Les limites non traitées entre les villes et l’espace agricole
- Création de limites agro-urbaines franches de façon à préserver les zones agricoles encore existantes : les pentes entre la Ravine des Cabris et Trois Mare, le bord du rempart du Bras de la Plaine entre la Ravine des Cabris et le Bras de Pontho, les terres entre lignes des Bambous et lignes Paradis. Concept de "parcs agricoles" pérennisés.
Les formes urbaines et architecturales non adaptées au contexte existant
- Maîtrise qualitative de l'habitat (architecture et paysage), encouragement à des dispositions architecturales et paysagères plus douces et plus durables. Identification et soutien à la requalification architecturale et/ou végétale des points noirs bâtis dans les zones urbaines ou sur les espaces de nature.

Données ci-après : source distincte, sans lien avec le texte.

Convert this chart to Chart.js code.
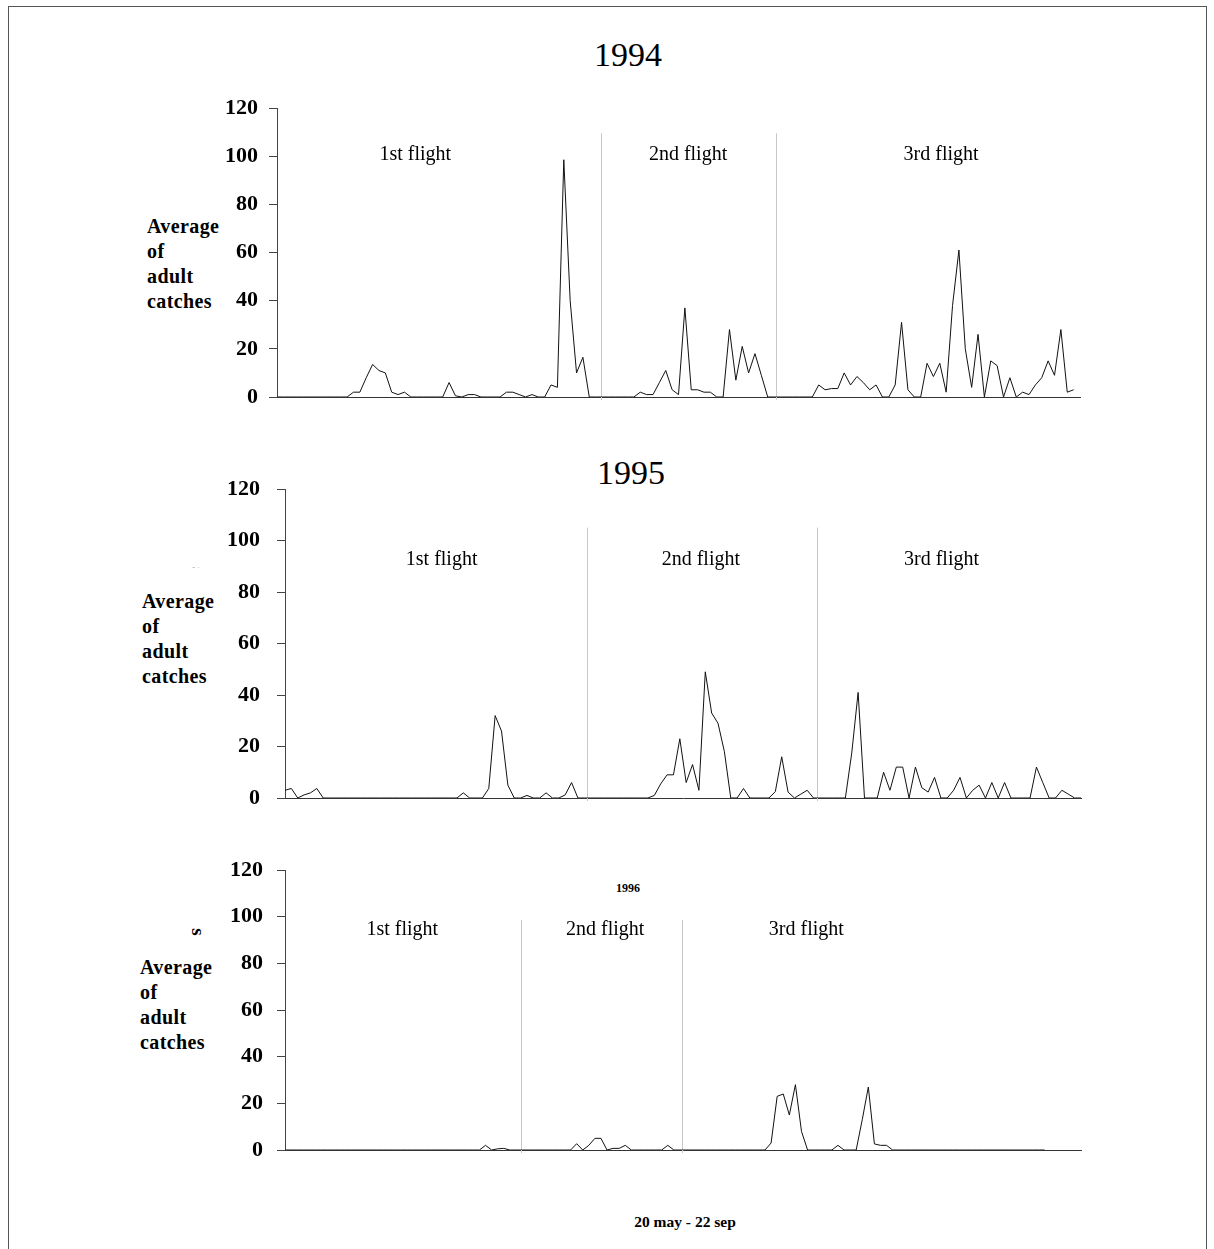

La RN 3 et l'urbanisation linéaire, les abords des routes
- Valorisation du paysage des pentes et préservation et mise en scène des fenêtres non construites sur le grand paysage : points de vue depuis la route des Plaines, lisières urbaines autour des agglomérations, plantation d'arbres d'alignement et réhabilitation de l'habitat (couleur…).
- Utilisation d'essences indigènes à privilégier et reconquête des bords de route aujourd'hui envahis par le troène, l'ajonc d'Europe, l'hortensia, et la persicaire de Chine.